Latent Diffusion Local Aging (LDLA): A Locally Controlled Face Aging technique with Latent Diffusion Models

Lais Isabelle Alves dos Santos Julien Despois Thibaut Chauffier Sileye O. Ba Giovanni Palma

Abstract

We present a novel approach to face aging that addresses the limitations of current methods which treat aging as a global, homogeneous process. Existing techniques using GANs and diffusion models often condition generation on a reference image and target age, neglecting that facial regions age heterogeneously due to both intrinsic chronological factors and extrinsic elements like sun exposure. Our method leverages latent diffusion models to selectively age specific facial regions using local aging signs. This approach provides significantly finer-grained control over the generation process, enabling more realistic and personalized aging. We employ a latent diffusion refiner to seamlessly blend these locally aged regions, ensuring a globally consistent and natural-looking synthesis. Experimental results demonstrate that our method effectively achieves three key criteria for successful face aging: robust identity preservation, high-fidelity and realistic imagery, and a natural, controllable aging progression.

Paper

L. Alves dos Santos, J. Despois, T. Chauffier, S. Ba, G. Palma
Locally Controlled Face Aging with Latent Diffusion Models.
ICCV, 2025 (P13N Workshop) [arXiv]

Model Training and Inference

Our model based on latent diffusion models to achieve locally controlled face aging. Rather than relying on age as a parameter, the focus is placed on the natural evolution of face wrinkles by relying on locally normalized aging scores. Each part of the face is generated individually, using a target score as a condition for each zone, rather than generating the entire face as a whole. The generated crops are then blended to produce full-face images, an approach that yields smoother and more realistic results. Our approach maintains the core idea of Stable Diffusion of doing the denoising-diffusion in the latent space. It employs three distinct prompts: P_full, that ensures the model performs the task from a global perspective, P_zone, helps the model identify the specific crop zone and focus on increasing or decreasing wrinkles, and P_target, used to guide the initial step of the latent cycle consistency loss.
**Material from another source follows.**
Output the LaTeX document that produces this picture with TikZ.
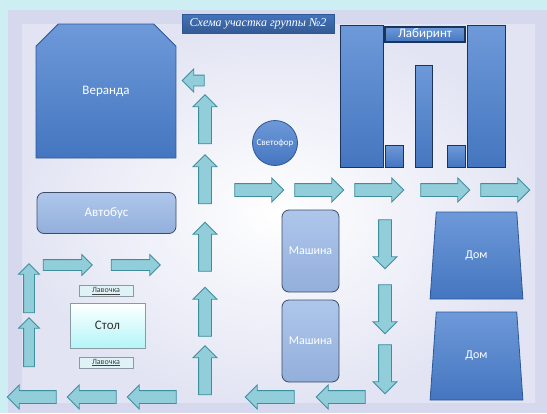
\documentclass[tikz,border=0pt]{standalone}
\usepackage{fontspec}
\setmainfont{Carlito}
\newfontfamily\titlefont{Liberation Serif}
\usepackage{xcolor}
\usetikzlibrary{shapes.arrows,shapes.geometric,shapes.misc}

\definecolor{framecyan}{HTML}{CDEEF2}
\definecolor{frost}{HTML}{D6D9EE}
\definecolor{boxblue}{HTML}{4A80D0}
\definecolor{boxline}{HTML}{2D5896}
\definecolor{paleblue}{HTML}{9AB8E6}
\definecolor{paleline}{HTML}{3E4C66}
\definecolor{arrowfill}{HTML}{92CEDA}
\definecolor{arrowline}{HTML}{3F8E9E}
\definecolor{tablefill}{HTML}{DFF3F7}
\definecolor{tableline}{HTML}{8A9AA0}

\tikzset{
  flow/.style={single arrow,draw=arrowline,fill=arrowfill,line width=0.8pt,
    minimum height=49pt,inner sep=6pt,single arrow head extend=5.5pt,
    single arrow tip angle=90},
  flow up/.style={flow,shape border rotate=90},
  flow down/.style={flow,shape border rotate=270},
  flow left/.style={flow,shape border rotate=180},
  flow right/.style={flow},
  block/.style={draw=boxline,top color=boxblue!80!white,bottom color=boxblue!92!black,
    line width=0.8pt,text=white,inner sep=0pt},
  softblock/.style={draw=paleline,top color=paleblue!80!white,bottom color=paleblue!95!black,
    line width=0.8pt,text=white,rounded corners=7pt,inner sep=0pt},
  bench/.style={draw=tableline,fill=tablefill,line width=0.8pt,minimum width=54pt,
    minimum height=11pt,inner sep=0pt,font=\fontsize{8}{9}\selectfont,text=black!75}
}

\begin{document}
\begin{tikzpicture}[x=1pt,y=-1pt]
\useasboundingbox (0,0) rectangle (547,413);

% background
\fill[framecyan] (0,0) rectangle (547,413);
\fill[frost] (8,10) rectangle (547,413);
\shade[inner color=white,outer color=frost!70] (22,24) rectangle (535,402);

% title
\node[block,top color=boxblue!90!black,bottom color=boxblue!70!black,
      minimum width=152pt,minimum height=19pt,
      font=\titlefont\itshape\fontsize{12}{13}\selectfont] (title) at (258,24)
      {Схема участка группы №2};

% objects
\node[block,chamfered rectangle,chamfered rectangle corners={north west,north east},
      chamfered rectangle sep=17pt,minimum width=140pt,minimum height=134pt,
      font=\fontsize{13}{15}\selectfont] (veranda) at (106,91) {Веранда};
\node[softblock,minimum width=139pt,minimum height=41pt,
      font=\fontsize{13}{15}\selectfont] (bus) at (106.5,213) {Автобус};
\node[block,circle,minimum size=45pt,font=\fontsize{9}{10}\selectfont]
      (svetofor) at (275,143) {Светофор};

% labyrinth
\begin{scope}[every node/.style={block,draw=boxline!60!black}]
  \node[minimum width=43pt,minimum height=142pt] (labL) at (361.5,96) {};
  \node[minimum width=80pt,minimum height=15pt,line width=1.6pt,
        font=\fontsize{13}{14}\selectfont] (labtop) at (425,34.5) {Лабиринт};
  \node[minimum width=18pt,minimum height=22pt] (labS1) at (394,156) {};
  \node[minimum width=17pt,minimum height=102pt] (labM) at (423.5,116) {};
  \node[minimum width=18pt,minimum height=22pt] (labS2) at (456,156) {};
  \node[minimum width=38pt,minimum height=142pt] (labR) at (486,96) {};
\end{scope}

% cars and houses
\node[softblock,minimum width=57pt,minimum height=82pt,
      font=\fontsize{12}{14}\selectfont] (car1) at (310.5,251) {Машина};
\node[softblock,minimum width=57pt,minimum height=82pt,
      font=\fontsize{12}{14}\selectfont] (car2) at (310.5,341) {Машина};
\node[block,trapezium,trapezium angle=80,trapezium stretches=true,
      minimum width=93pt,minimum height=87pt,font=\fontsize{12}{14}\selectfont]
      (dom1) at (476.5,255.5) {Дом};
\node[block,trapezium,trapezium angle=80,trapezium stretches=true,
      minimum width=93pt,minimum height=88pt,font=\fontsize{12}{14}\selectfont]
      (dom2) at (476.5,356) {Дом};

% table and benches
\node[draw=tableline,top color=white,bottom color=tablefill!80!cyan,line width=1pt,
      minimum width=75pt,minimum height=45pt,font=\fontsize{13}{15}\selectfont,
      text=black!80] (stol) at (107.5,325.5) {Стол};
\node[bench] (bench1) at (106,291) {\underline{Лавочка}};
\node[bench] (bench2) at (106,362.5) {\underline{Лавочка}};

% path arrows
\node[flow left,minimum height=22pt,inner sep=5pt,single arrow head extend=6pt]
      (back) at (196,80.5) {};
\foreach \y [count=\i] in {122.5,182.5,250,315,373.5}
  \node[flow up] (up\i) at (205,\y) {};
\foreach \x [count=\i] in {256,316,376,442,502}
  \node[flow right] (right\i) at (\x,190) {};
\foreach \y [count=\i] in {241,306,366}
  \node[flow down] (down\i) at (385,\y) {};
\foreach \x [count=\i] in {35,95,155,273,344}
  \node[flow left] (bottom\i) at (\x,397) {};
\foreach \y [count=\i] in {291,345}
  \node[flow up,inner sep=5pt,single arrow head extend=5pt] (side\i) at (29,\y) {};
\foreach \x [count=\i] in {65,133}
  \node[flow right,inner sep=5pt,single arrow head extend=5pt] (top\i) at (\x,265) {};

\end{tikzpicture}
\end{document}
The second stage of our method consists of an input image being translated to the latent space. This latent embedding is diffused according to a noise strength γ_n. After the diffusion process, the backward step consists of performing γ_inf denoising steps. Additionally, the guidance scale, γ_g, regulates the importance the text prompt has over the backward process in the attention layers of the network.

Results

High Quality Images Dataset

We assembled a high-quality image dataset as the initial dataset for this work. It contains 6000 high-resolution (3000 × 3000) images of faces, centered and aligned, covering a broad spectrum of ages (18-80), genders, and self-reported ethnicities. The zones considered in this work primarily correspond to areas prone to wrinkle development, including the glabellar region, nasolabial folds, inter-ocular area, upper lip, under-eye region, corners of the lips, and crow’s feet.

We also demonstrate the control over different zones of the face, where (a) is the original image, (b) is the entire face aged, (c) is the entire face rejuvenated, (d) is the bottom face zones aged, (e) is the top face zones aged, and (f) has some zones with a higher score, others with a lower score than (a).

FFQH Dataset

Results show that our model achieves high-quality aging despite the much smaller number of training images, as well as variations in illumination, head orientation, and facial expressions across the dataset.